Ertesi gün susuzluktan kıvranmamak için sahurda tuza dikkat etmek lazım. Sermet Muhtar Alus "Söğüş, düdük makarnası, pilav, hoşaf, pestil ezmesi..." diye tercih edilenleri saydıktan sonra, "Kızartma, kuru köfte, yalancı dolma, pastırmalı ve sucuklu yumurta gibi tuzlu, biberli, baharat veren gıdalar, adamı 'Deşt-i Kerbela'dakilere (Kerbela Çölü'ndekilere) çevirir" diye bağlar.
İstanbul'da sahurda pirinç pilavı ya da makarna yenirken, Anadolu'da sofranın baş misafiri bulgur. Şarkışlalı halk ozanı Ahmet Günbulut, Sefil Selimi adıyla şöyle parmak basıyor: "Patates mıhlası testi kebabı / Haşlama kavurma doldur şu kabı / Sahurda bulgurlu elzemdir abi / İftarda yıkılma yenir bu yemek."
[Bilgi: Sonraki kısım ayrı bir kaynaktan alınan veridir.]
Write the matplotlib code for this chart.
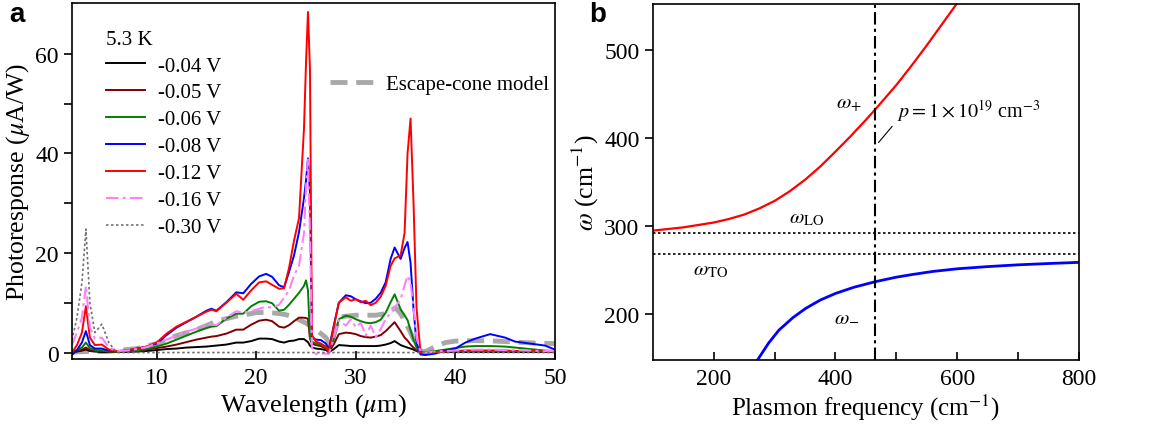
import numpy as np
import matplotlib
matplotlib.use("Agg")
import matplotlib.pyplot as plt

plt.rcParams['font.family'] = ['Liberation Serif', 'DejaVu Serif']
plt.rcParams['mathtext.fontset'] = 'stix'

# ---- panel a: photoresponse spectra ----
lam = [1.5, 2.0, 2.5, 2.9, 3.3, 3.8, 4.5, 5.2, 6, 7,
       8, 9, 10, 11, 12, 13, 14, 15, 15.5, 16,
       17, 18, 18.7, 19.5, 20.3, 21, 21.6, 22.3, 22.8, 23.3,
       23.8, 24.3, 24.8, 25.0, 25.2, 25.4, 25.6, 26, 26.5, 27,
       27.3, 27.8, 28.3, 29, 29.5, 30, 30.5, 31, 31.5, 32,
       32.5, 33, 33.5, 33.9, 34.5, 34.9, 35.2, 35.5, 35.8, 36.1,
       36.5, 37, 38, 39, 40, 41, 42, 43.5, 45, 46,
       47.5, 49, 50]

v004 = [0.0, 0.2, 0.4, 0.6, 0.3, 0.2, 0.1, 0.1, 0.1, 0.1,
        0.2, 0.3, 0.5, 0.7, 0.8, 1.0, 1.1, 1.2, 1.3, 1.4,
        1.6, 2.0, 2.0, 2.3, 2.8, 2.8, 2.7, 2.2, 2.0, 2.3,
        2.4, 2.7, 2.7, 2.4, 2.1, 1.4, 1.0, 0.8, 0.7, 0.5,
        0.1, 0.7, 1.5, 1.4, 1.3, 1.3, 1.3, 1.3, 1.3, 1.3,
        1.4, 1.6, 1.9, 2.3, 1.5, 1.2, 1.0, 0.8, 0.6, 0.3,
        0.0, 0.0, 0.1, 0.1, 0.1, 0.1, 0.1, 0.1, 0.1, 0.1,
        0.1, 0.1, 0.1]

v005 = [0.0, 0.3, 0.6, 1.0, 0.5, 0.3, 0.3, 0.2, 0.1, 0.2,
        0.3, 0.6, 0.9, 1.2, 1.6, 2.1, 2.6, 3.0, 3.2, 3.3,
        3.8, 4.6, 4.6, 5.6, 6.4, 6.6, 6.3, 5.2, 5.0, 5.5,
        6.3, 7.0, 7.0, 6.9, 6.8, 2.8, 1.8, 1.5, 1.3, 0.8,
        0.1, 1.7, 3.7, 4.0, 3.9, 3.7, 3.3, 3.1, 3.0, 3.2,
        3.5, 4.3, 5.3, 6.1, 4.3, 3.0, 2.4, 1.6, 1.0, 0.4,
        0.0, 0.1, 0.2, 0.3, 0.3, 0.4, 0.4, 0.4, 0.4, 0.3,
        0.3, 0.3, 0.2]

v006 = [0.0, 0.5, 1.0, 2.0, 0.9, 0.5, 0.4, 0.2, 0.2, 0.3,
        0.4, 0.7, 1.2, 1.8, 2.6, 3.4, 4.2, 4.9, 5.2, 5.3,
        6.8, 7.8, 7.8, 9.3, 10.2, 10.3, 9.9, 8.4, 8.6, 9.6,
        10.8, 12.0, 13.4, 14.5, 12.5, 3.0, 2.2, 1.8, 1.6, 1.0,
        0.2, 2.7, 6.7, 7.4, 7.2, 6.7, 6.3, 6.0, 5.9, 6.1,
        6.6, 8.0, 10.1, 11.7, 8.7, 7.5, 6.5, 4.5, 2.5, 1.0,
        0.0, 0.0, 0.3, 0.6, 0.9, 1.2, 1.3, 1.3, 1.2, 1.0,
        0.7, 0.4, 0.3]

v008 = [-0.5, 0.5, 2.0, 4.3, 1.5, 0.8, 0.8, 0.4, 0.3, 0.4,
        0.8, 1.2, 1.8, 3.5, 5.0, 6.1, 7.2, 8.4, 8.8, 8.4,
        10.1, 12.1, 11.9, 13.8, 15.3, 15.8, 15.2, 13.5, 13.1, 16.2,
        19.5, 24.2, 31.0, 34.5, 39.0, 32.0, 3.0, 2.6, 2.5, 1.8,
        0.7, 5.5, 10.0, 11.5, 11.3, 10.7, 10.3, 9.9, 10.0, 10.8,
        12.0, 14.1, 18.8, 21.1, 18.8, 21.0, 22.2, 18.0, 8.7, 2.0,
        -0.4, -0.5, -0.2, 0.4, 0.8, 2.0, 2.8, 3.7, 3.0, 2.2,
        1.8, 1.4, 0.6]

v012 = [0.0, 1.5, 4.0, 9.3, 3.0, 1.5, 1.6, 0.6, 0.3, 0.4,
        0.8, 1.2, 2.0, 3.8, 5.2, 6.2, 7.2, 8.2, 8.6, 8.3,
        10.0, 11.8, 10.6, 12.5, 14.1, 14.3, 13.6, 12.8, 12.9, 17.0,
        22.5, 27.0, 45.0, 58.0, 68.4, 57.0, 3.5, 2.2, 1.8, 1.2,
        0.3, 5.3, 10.0, 11.1, 10.4, 10.7, 10.1, 10.4, 9.5, 10.0,
        11.2, 13.4, 17.4, 18.9, 19.5, 24.0, 40.0, 47.0, 30.0, 9.0,
        0.0, 0.0, 0.1, 0.2, 0.3, 0.3, 0.3, 0.3, 0.3, 0.3,
        0.3, 0.2, 0.2]

v016 = [1.5, 4.0, 7.0, 13.4, 5.0, 2.8, 3.0, 1.0, 0.3, 0.4,
        0.7, 1.1, 1.8, 2.6, 3.4, 4.2, 4.8, 5.5, 5.7, 5.5,
        7.0, 8.3, 8.0, 8.3, 8.8, 9.2, 9.0, 9.6, 11.0, 12.5,
        15.5, 17.4, 24.0, 33.0, 39.0, 24.0, 1.0, -0.3, -0.3, -0.2,
        -0.3, 3.0, 6.5, 5.4, 6.7, 5.1, 6.0, 3.4, 5.4, 3.1,
        4.7, 6.7, 8.0, 9.0, 10.7, 13.5, 15.4, 14.0, 9.0, 3.0,
        0.0, 0.0, 0.2, 0.3, 0.4, 0.5, 0.6, 0.6, 0.5, 0.5,
        0.4, 0.3, 0.3]

v030 = [2.5, 7.0, 14.0, 24.8, 10.0, 4.0, 5.7, 2.0, 0.0, 0.0,
        0.0, 0.0, 0.0, 0.0, 0.0, 0.0, 0.0, 0.0, 0.0, 0.0,
        0.0, 0.0, 0.0, 0.0, 0.0, 0.0, 0.0, 0.0, 0.0, 0.0,
        0.0, 0.0, 0.0, 0.0, 0.0, 0.0, 0.0, 0.0, 0.0, 0.0,
        0.0, 0.0, 0.0, 0.0, 0.0, 0.0, 0.0, 0.0, 0.0, 0.0,
        0.0, 0.0, 0.0, 0.0, 0.0, 0.0, 0.0, 0.0, 0.0, 0.0,
        0.0, 0.0, 0.0, 0.0, 0.0, 0.0, 0.0, 0.0, 0.0, 0.0,
        0.0, 0.0, 0.0]

model_lam = [1.5, 3, 5, 8, 10, 12, 14, 15, 16, 18, 20,
             21, 22, 23, 24, 25, 26, 27, 27.5, 28, 28.5,
             30, 32, 33, 34, 34.5, 35, 35.5, 36, 36.5, 37,
             38, 39, 40, 42, 44, 46, 48, 50]
model = [0.1, 0.2, 0.2, 0.8, 1.8, 3.4, 4.6, 5.4, 6.3, 7.3, 8.0,
         8.1, 7.9, 7.6, 6.9, 5.9, 4.6, 3.0, 1.2, 5.0, 7.2,
         7.5, 7.5, 7.8, 9.0, 7.8, 6.0, 4.0, 1.8, 0.3, 0.2,
         1.2, 2.0, 2.3, 2.4, 2.3, 2.1, 1.9, 1.8]

# ---- panel b: coupled plasmon-phonon modes ----
wp_plus = [100, 150, 200, 225, 250, 275, 300, 325, 350, 375, 400, 425, 450, 465, 500, 525, 550, 575, 600]
w_plus = [294.8, 298.5, 304, 308, 313, 320, 328.5, 339.5, 352.5, 367.5, 384.5, 402, 420.5, 432, 460, 482, 505, 529, 553]
wp_minus = [272, 290, 307, 330, 351, 375, 400, 430, 465, 500, 526, 560, 600, 650, 700, 750, 800]
w_minus = [148, 167, 181.8, 196, 206.5, 216, 223.5, 230.5, 236.8, 242, 245, 248.5, 251.5, 254, 256, 257.5, 258.8]
w_LO = 292.5
w_TO = 268
wp_doping = 465

fig = plt.figure(figsize=(11.72, 4.31), dpi=100)
ax1 = fig.add_axes([0.0614, 0.1647, 0.4121, 0.826])
ax2 = fig.add_axes([0.557, 0.1624, 0.3636, 0.826])

ax1.plot(model_lam, model, color='#a8a8a8', lw=3.5, dashes=(3.5, 1.8), zorder=1)
l1, = ax1.plot(lam, v004, color='black', lw=1.4)
l2, = ax1.plot(lam, v005, color='#800000', lw=1.4)
l3, = ax1.plot(lam, v006, color='#008000', lw=1.4)
l4, = ax1.plot(lam, v008, color='#0000ff', lw=1.4)
l5, = ax1.plot(lam, v012, color='#ff0000', lw=1.4)
l6, = ax1.plot(lam, v016, color='#ff80ff', lw=1.5, dashes=(6, 2, 1.5, 2))
l7, = ax1.plot(lam, v030, color='#707070', lw=1.2, dashes=(1.5, 1.5))
lm, = ax1.plot([], [], color='#a8a8a8', lw=3.5, dashes=(3.5, 1.8))

leg1 = ax1.legend([l1, l2, l3, l4, l5, l6, l7],
                  ['-0.04 V', '-0.05 V', '-0.06 V', '-0.08 V', '-0.12 V', '-0.16 V', '-0.30 V'],
                  title='5.3 K', title_fontsize=15, fontsize=15, frameon=False,
                  loc='upper left', bbox_to_anchor=(0.07, 0.925), borderpad=0, borderaxespad=0,
                  handlelength=1.9, handletextpad=0.6, labelspacing=0.35, alignment='left')
ax1.add_artist(leg1)
ax1.legend([lm], ['Escape-cone model'], fontsize=15, frameon=False,
           loc='center left', bbox_to_anchor=(0.534, 0.772), borderpad=0, borderaxespad=0,
           handlelength=2.2, handletextpad=0.5)

ax1.set_xlim(1.5, 50)
ax1.set_ylim(-1.3, 70.2)
ax1.set_xticks([10, 20, 30, 40, 50])
ax1.set_yticks([0, 20, 40, 60])
ax1.set_yticks([10, 30, 50], minor=True)
ax1.tick_params(axis='x', direction='in', length=6, width=1.2, labelsize=17, pad=6)
ax1.tick_params(axis='y', which='both', direction='out', length=6, width=1.2, labelsize=17)
ax1.set_xlabel(r'Wavelength ($\mu$m)', fontsize=19, labelpad=2)
ax1.set_ylabel(r'Photoresponse ($\mu$A/W)', fontsize=18.5, labelpad=2)

ax2.plot(wp_plus, w_plus, color='#ff0000', lw=1.6)
ax2.plot(wp_minus, w_minus, color='#0000ff', lw=2.0)
ax2.axhline(w_LO, color='black', lw=1.2, ls=(0, (1.5, 1.5)))
ax2.axhline(w_TO, color='black', lw=1.2, ls=(0, (1.5, 1.5)))
ax2.axvline(wp_doping, color='black', lw=1.5, ls=(0, (6, 2, 1.5, 2)))
ax2.plot([471, 493], [395, 413], color='black', lw=0.8)
ax2.text(501, 432, r'$p = 1\times10^{19}$ cm$^{-3}$', fontsize=14.5, va='center', ha='left')
ax2.text(422, 439, r'$\omega_{+}$', fontsize=15, ha='center', va='center')
ax2.text(419, 197, r'$\omega_{-}$', fontsize=15, ha='center', va='center')
ax2.text(353, 309, r'$\omega_{\rm LO}$', fontsize=15, ha='center', va='center')
ax2.text(195, 250, r'$\omega_{\rm TO}$', fontsize=15, ha='center', va='center')

ax2.set_xlim(100, 800)
ax2.set_ylim(148, 552)
ax2.set_xticks([200, 400, 600, 800])
ax2.set_xticks([300, 500, 700], minor=True)
ax2.set_yticks([200, 300, 400, 500])
ax2.tick_params(axis='x', which='both', direction='in', length=6, width=1.2, labelsize=17, pad=6)
ax2.tick_params(axis='y', direction='out', length=6, width=1.2, labelsize=17)
ax2.set_xlabel(r'Plasmon frequency (cm$^{-1}$)', fontsize=18, labelpad=2)
ax2.set_ylabel(r'$\omega$ (cm$^{-1}$)', fontsize=18.5, labelpad=2)

for ax in (ax1, ax2):
    for s in ax.spines.values():
        s.set_linewidth(1.2)

fig.text(0.008, 0.995, 'a', fontsize=20, fontweight='bold', family='Liberation Sans', va='top')
fig.text(0.503, 0.995, 'b', fontsize=20, fontweight='bold', family='Liberation Sans', va='top')

fig.savefig('out.png', dpi=100)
Normal şartlarda bir sürü farklı kaynak karıştırarak ulaşabileceğimiz bu satırları 'Armut piş ağzıma düş' şeklinde aynı kitapta derlenmiş bulmak çok güzel oldu. Vecdi Seviğ, pek çok alıntıyı birbirine bağlayarak lezzeti, tarihi, edebiyatı buluşturmuş, çok iyi yapmış.